● Short problem: All lines from the beginning of the listing through the line with "fig = plt.figure(figsize=(W" are to be copied word for word; the pictures are not.
------------------------------------------------------------
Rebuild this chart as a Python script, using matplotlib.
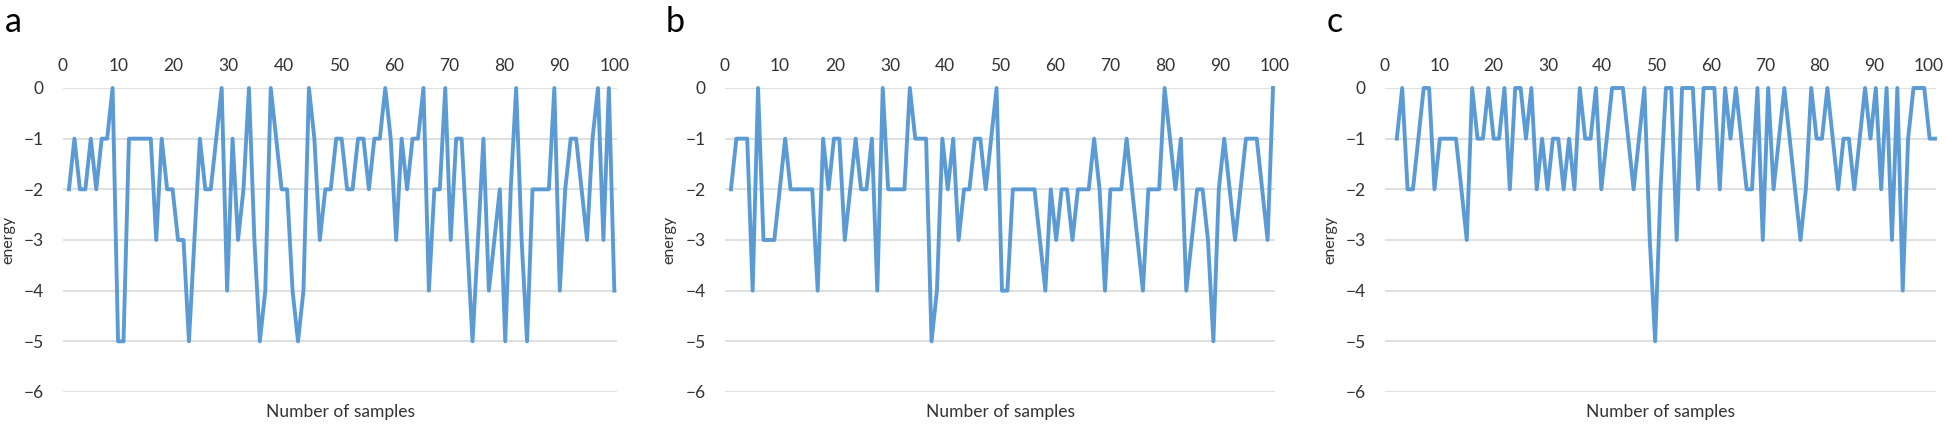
import matplotlib.pyplot as plt

# energy per sample (x = 0..100)
energy_a = [-2, -1, -2, -2, -1, -2, -1, -1, 0, -5,
            -5, -1, -1, -1, -1, -1, -3, -1, -2, -2,
            -3, -3, -5, -3, -1, -2, -2, -1, 0, -4,
            -1, -3, -2, 0, -3, -5, -4, 0, -1, -2,
            -2, -4, -5, -4, 0, -1, -3, -2, -2, -1,
            -1, -2, -2, -1, -1, -2, -1, -1, 0, -1,
            -3, -1, -2, -1, -1, 0, -4, -2, -2, 0,
            -3, -1, -1, -3, -5, -3, -1, -4, -3, -2,
            -5, -2, 0, -3, -5, -2, -2, -2, -2, 0,
            -4, -2, -1, -1, -2, -3, -1, 0, -3, 0,
            -4]

energy_b = [-2, -1, -1, -1, -4, 0, -3, -3, -3, -2,
            -1, -2, -2, -2, -2, -2, -4, -1, -2, -1,
            -1, -3, -2, -1, -2, -2, -1, -4, 0, -2,
            -2, -2, -2, 0, -1, -1, -1, -5, -4, -1,
            -2, -1, -3, -2, -2, -1, -1, -2, -1, 0,
            -4, -4, -2, -2, -2, -2, -2, -3, -4, -2,
            -3, -2, -2, -3, -2, -2, -2, -1, -2, -4,
            -2, -2, -2, -1, -2, -3, -4, -2, -2, -2,
            0, -1, -2, -1, -4, -3, -2, -2, -3, -5,
            -2, -1, -2, -3, -2, -1, -1, -1, -2, -3,
            0]

energy_c = [-1, 0, -2, -2, -1, 0, 0, -2, -1, -1,
            -1, -1, -2, -3, 0, -1, -1, 0, -1, -1,
            0, -2, 0, 0, -1, 0, -2, -1, -2, -1,
            -1, -2, -1, -2, 0, -1, -1, 0, -2, -1,
            0, 0, 0, -1, -2, -1, 0, -3, -5, -2,
            0, 0, -3, 0, 0, 0, -2, 0, 0, 0,
            -2, 0, -1, 0, -1, -2, -2, 0, -3, 0,
            -2, -1, 0, -1, -2, -3, -2, 0, -1, -1,
            0, -1, -2, -1, -1, -2, -1, 0, -1, 0,
            -2, 0, -3, 0, -4, -1, 0, 0, 0, -1,
            -1]

panel_labels = ['a', 'b', 'c']
x_ticks = [0, 10, 20, 30, 40, 50, 60, 70, 80, 90, 100]
y_ticks = [0, -1, -2, -3, -4, -5, -6]

plt.rcParams['font.family'] = ['Lato', 'DejaVu Sans']

W, H = 1946, 424
fig = plt.figure(figsize=(W / 100, H / 100), dpi=100)

# pixel layout of each panel: gridline extent, first/last point, label shifts
grid_px = [(63, 617), (725, 1275), (1385, 1936)]
data_px = [(66.7, 614.3), (726.7, 1273.3), (1387.7, 1935)]
tick_shift_px = [(-6, 0), (-6, 2), (-12, -7)]
letter_x = [5, 666, 1327]
text_col = '#333333'

for energy, label, (g0, g1), (d0, d1), (s0, s1), lx in zip(
        [energy_a, energy_b, energy_c], panel_labels, grid_px, data_px,
        tick_shift_px, letter_x):
    n = len(energy) - 1
    step = (d1 - d0) / n
    ax = fig.add_axes([g0 / W, 32 / H, (g1 - g0) / W, 304 / H])
    ax.plot(range(len(energy)), energy, color='#5B9BD5', lw=2.8,
            clip_on=False, zorder=3)
    ax.set_xlim((g0 - d0) / step, n + (g1 - d1) / step)
    ax.set_ylim(-6, 0)
    # Excel puts the top labels a little off the points
    ax.set_xticks([t + (s0 + (s1 - s0) * t / 100) / step for t in x_ticks])
    ax.set_xticklabels([str(t) for t in x_ticks])
    ax.set_yticks(y_ticks)
    ax.xaxis.tick_top()
    ax.tick_params(length=0, labelsize=12.5, colors=text_col)
    ax.tick_params(axis='x', pad=10)
    ax.tick_params(axis='y', pad=14)
    ax.grid(axis='y', color='#D9D9D9', lw=1.2)
    ax.set_axisbelow(True)
    for s in ax.spines.values():
        s.set_visible(False)
    ax.set_ylabel('energy', fontsize=11.5, color=text_col)
    ax.yaxis.set_label_coords(-(g0 - lx - 10) / (g1 - g0), 0.5)
    ax.text(0.5, -0.066, 'Number of samples', transform=ax.transAxes,
            ha='center', va='center', fontsize=12.5, color=text_col)
    fig.text(lx / W, 1 - 32 / H, label, fontsize=24.5, va='baseline',
             color='black')

fig.savefig('out.png', dpi=100)
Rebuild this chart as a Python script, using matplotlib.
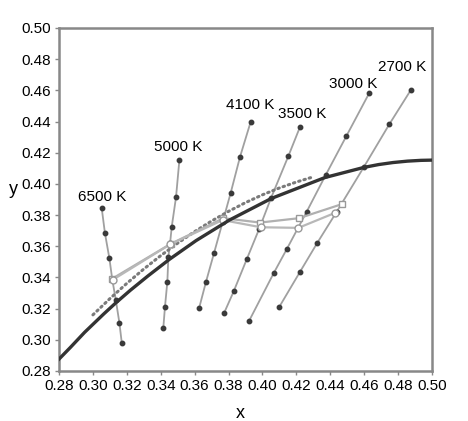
import matplotlib
matplotlib.use("Agg")
import matplotlib.pyplot as plt

plt.rcParams["font.family"] = ["Liberation Sans", "DejaVu Sans"]

# Planckian locus (x, y)
locus_x = [0.2750, 0.2807, 0.2867, 0.2951, 0.3064, 0.3135, 0.3221, 0.3325,
           0.3451, 0.3608, 0.3805, 0.4053, 0.4369, 0.4599, 0.4685, 0.4770,
           0.4855, 0.4935, 0.5018]
locus_y = [0.2820, 0.2884, 0.2951, 0.3048, 0.3166, 0.3237, 0.3318, 0.3410,
           0.3516, 0.3636, 0.3768, 0.3907, 0.4041, 0.4106, 0.4124, 0.4137,
           0.4146, 0.4151, 0.4153]

# daylight locus (dotted)
day_x = [0.300, 0.310, 0.320, 0.330, 0.340, 0.350, 0.360, 0.370,
         0.380, 0.390, 0.400, 0.410, 0.420, 0.429]
day_y = [0.3160, 0.3264, 0.3362, 0.3454, 0.3540, 0.3620, 0.3694, 0.3762,
         0.3824, 0.3880, 0.3930, 0.3974, 0.4012, 0.4042]

# isotemperature lines with dots
cct_labels = ["6500 K", "5000 K", "4100 K", "3500 K", "3000 K", "2700 K"]
cct_x = [
    [0.3052, 0.3071, 0.3097, 0.3114, 0.3135, 0.3156, 0.3170],
    [0.3510, 0.3490, 0.3465, 0.3455, 0.3445, 0.3439, 0.3425, 0.3415],
    [0.3931, 0.3868, 0.3813, 0.3765, 0.3715, 0.3667, 0.3626],
    [0.4222, 0.4153, 0.4050, 0.3980, 0.3907, 0.3830, 0.3773],
    [0.4629, 0.4495, 0.4373, 0.4261, 0.4143, 0.4066, 0.3921],
    [0.4875, 0.4749, 0.4599, 0.4437, 0.4324, 0.4222, 0.4098],
]
cct_y = [
    [0.3843, 0.3683, 0.3523, 0.3388, 0.3255, 0.3110, 0.2982],
    [0.4153, 0.3914, 0.3726, 0.3619, 0.3533, 0.3373, 0.3212, 0.3074],
    [0.4400, 0.4175, 0.3944, 0.3755, 0.3559, 0.3372, 0.3202],
    [0.4367, 0.4179, 0.3908, 0.3710, 0.3516, 0.3310, 0.3170],
    [0.4581, 0.4307, 0.4057, 0.3822, 0.3581, 0.3427, 0.3121],
    [0.4602, 0.4384, 0.4110, 0.3820, 0.3623, 0.3437, 0.3209],
]
label_x = [0.3052, 0.3504, 0.3927, 0.4234, 0.4535, 0.4826]
label_y = [0.3918, 0.4234, 0.4506, 0.4447, 0.4639, 0.4752]

# measured points (squares and circles)
sq_x = [0.3114, 0.3458, 0.3770, 0.3986, 0.4215, 0.4468]
sq_y = [0.3392, 0.3615, 0.3780, 0.3752, 0.3780, 0.3870]
ci_x = [0.3117, 0.3455, 0.3765, 0.3990, 0.4212, 0.4430]
ci_y = [0.3385, 0.3612, 0.3768, 0.3722, 0.3718, 0.3815]

fig = plt.figure(figsize=(4.68, 4.21), dpi=100)
ax = fig.add_axes([0.1261, 0.1188, 0.797, 0.8147])

for i in range(len(cct_labels)):
    ax.plot(cct_x[i], cct_y[i], color="#a0a0a0", lw=1.3, marker="o",
            markersize=3.2, markerfacecolor="#3a3a3a", markeredgecolor="#3a3a3a",
            zorder=2)
    ax.text(label_x[i], label_y[i], cct_labels[i], fontsize=11,
            ha="center", va="center", zorder=5)

ax.plot(day_x, day_y, color="#7a7a7a", lw=2.2, linestyle=(0, (0.5, 1.3)),
        dash_capstyle="round", zorder=3)
ax.plot(locus_x, locus_y, color="#333333", lw=2.4, zorder=4)

ax.plot(sq_x, sq_y, color="#b0b0b0", lw=1.6, marker="s", markersize=5,
        markerfacecolor="white", markeredgecolor="#999999", zorder=3)
ax.plot(ci_x, ci_y, color="#b8b8b8", lw=1.6, marker="o", markersize=5,
        markerfacecolor="white", markeredgecolor="#999999", zorder=3)

ax.set_xlim(0.28, 0.50)
ax.set_ylim(0.28, 0.50)
ticks = [0.28, 0.30, 0.32, 0.34, 0.36, 0.38, 0.40, 0.42, 0.44, 0.46, 0.48, 0.50]
ax.set_xticks(ticks)
ax.set_yticks(ticks)
ax.set_xticklabels([f"{t:.2f}" for t in ticks])
ax.set_yticklabels([f"{t:.2f}" for t in ticks])
ax.tick_params(direction="out", length=3, width=1, color="#888888",
               labelsize=11, pad=3)
for s in ax.spines.values():
    s.set_color("#888888")
    s.set_linewidth(1.8)

ax.set_xlabel("x", fontsize=13)
ax.set_ylabel("y", fontsize=13, rotation=0)
ax.xaxis.set_label_coords(0.485, -0.099)
ax.yaxis.set_label_coords(-0.123, 0.504)

fig.savefig("out.png", dpi=100)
------------------------------------------------------------
● Exercise response:
Rebuild this chart as a Python script, using matplotlib.
import matplotlib.pyplot as plt

# energy per sample (x = 0..100)
energy_a = [-2, -1, -2, -2, -1, -2, -1, -1, 0, -5,
            -5, -1, -1, -1, -1, -1, -3, -1, -2, -2,
            -3, -3, -5, -3, -1, -2, -2, -1, 0, -4,
            -1, -3, -2, 0, -3, -5, -4, 0, -1, -2,
            -2, -4, -5, -4, 0, -1, -3, -2, -2, -1,
            -1, -2, -2, -1, -1, -2, -1, -1, 0, -1,
            -3, -1, -2, -1, -1, 0, -4, -2, -2, 0,
            -3, -1, -1, -3, -5, -3, -1, -4, -3, -2,
            -5, -2, 0, -3, -5, -2, -2, -2, -2, 0,
            -4, -2, -1, -1, -2, -3, -1, 0, -3, 0,
            -4]

energy_b = [-2, -1, -1, -1, -4, 0, -3, -3, -3, -2,
            -1, -2, -2, -2, -2, -2, -4, -1, -2, -1,
            -1, -3, -2, -1, -2, -2, -1, -4, 0, -2,
            -2, -2, -2, 0, -1, -1, -1, -5, -4, -1,
            -2, -1, -3, -2, -2, -1, -1, -2, -1, 0,
            -4, -4, -2, -2, -2, -2, -2, -3, -4, -2,
            -3, -2, -2, -3, -2, -2, -2, -1, -2, -4,
            -2, -2, -2, -1, -2, -3, -4, -2, -2, -2,
            0, -1, -2, -1, -4, -3, -2, -2, -3, -5,
            -2, -1, -2, -3, -2, -1, -1, -1, -2, -3,
            0]

energy_c = [-1, 0, -2, -2, -1, 0, 0, -2, -1, -1,
            -1, -1, -2, -3, 0, -1, -1, 0, -1, -1,
            0, -2, 0, 0, -1, 0, -2, -1, -2, -1,
            -1, -2, -1, -2, 0, -1, -1, 0, -2, -1,
            0, 0, 0, -1, -2, -1, 0, -3, -5, -2,
            0, 0, -3, 0, 0, 0, -2, 0, 0, 0,
            -2, 0, -1, 0, -1, -2, -2, 0, -3, 0,
            -2, -1, 0, -1, -2, -3, -2, 0, -1, -1,
            0, -1, -2, -1, -1, -2, -1, 0, -1, 0,
            -2, 0, -3, 0, -4, -1, 0, 0, 0, -1,
            -1]

panel_labels = ['a', 'b', 'c']
x_ticks = [0, 10, 20, 30, 40, 50, 60, 70, 80, 90, 100]
y_ticks = [0, -1, -2, -3, -4, -5, -6]

plt.rcParams['font.family'] = ['Lato', 'DejaVu Sans']

W, H = 1946, 424
fig = plt.figure(figsize=(W / 100, H / 100), dpi=100)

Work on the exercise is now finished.